In the 2010-2011 academic year I am leading a research focus group of matroids and their applications.
Matroids were introduced by Hassler Whitney in a seminal paper as a generalization of the properties of linear independence in a vector space. They are beautiful objects, with a strikingly simple definition that admits many non-obvious reformulations (cryptomorphisms).
In this RFG we will study matroids with an eye towards how ideas in invariant theory influenced their development (as Gian-Carlo Rota envisioned the subject), and how matroids can be used as a unifying and simplifying language in algebra and geometry.
Fall 2010: The primary activity of the RFG in the fall will be a series of introductory lectures on matroids, in the form of a graduate course. First year graduate students and advanced undergraduates are particularly encouraged to take this class.
We meet Tuesdays and Thursdays at 3:10 in MSB 2112.
A tentative list of covered topics is: Axiomatics and cryptomorphisms, realizability results (relations to the Nullstellensatz, universality, topological realization theorems), constructions and morphisms, Tutte-Grothendieck invariants, Orlik-Solomon algebras, cohomology of complex hyperplane complements, other algebraic invariants, some aspects of the geometry of the Grassmannian.

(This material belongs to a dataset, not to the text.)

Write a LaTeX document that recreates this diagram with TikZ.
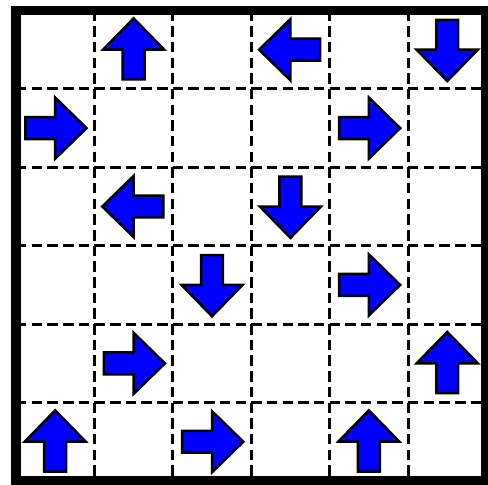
\documentclass[tikz,border=0pt]{standalone}
\usepackage{tikz}
\definecolor{arrowblue}{RGB}{0,0,255}

\begin{document}
\begin{tikzpicture}[
  x=1cm, y=1cm,
  gridline/.style={black, line width=1.1pt, dash pattern=on 3.8pt off 1.89pt},
  frame/.style={black, line width=3.6pt},
  blockarrow/.style={draw=black, line width=0.9pt, fill=arrowblue, line join=miter}
]
\useasboundingbox (-0.204,-0.047) rectangle (6.02,6.134);
\foreach \i in {1,...,5}
  \foreach \j in {0,...,5} {
    \draw[gridline] (\j,\i) -- (\j+1,\i);
    \draw[gridline] (\i,6-\j) -- (\i,5-\j);
  }
\draw[frame] (0,0) rectangle (6,6);

% col/row(from top)/rotation, 0 = up
\foreach \c/\r/\a in {1/0/0, 3/0/90, 5/0/180, 0/1/-90, 4/1/-90, 1/2/90, 3/2/180,
    2/3/180, 4/3/-90, 1/4/-90, 5/4/0, 0/5/0, 2/5/-90, 4/5/0}
  \draw[blockarrow, shift={(\c+0.5,5.5-\r)}, rotate=\a]
    (0,0.4) -- (0.39,0) -- (0.14,0) -- (0.14,-0.38) -- (-0.14,-0.38)
    -- (-0.14,0) -- (-0.39,0) -- cycle;
\end{tikzpicture}
\end{document}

Winter 2011: I organize a "reading seminar" for credit. It will differ from typical reading seminars in that it will only meet a handful of times. We will probably have an organizational meeting at the begining of the quarter and then meet at the end of the quarter for several (~3?) days to have an intensive study of a particular topic. I am open to suggestions for the topic; my own suggestions are Coxeter matroids or positroids.
Spring 2011: We are doing some readings from the book Topics in hyperplane arrangements, polytopes and box splines, by De Concini and Procesi.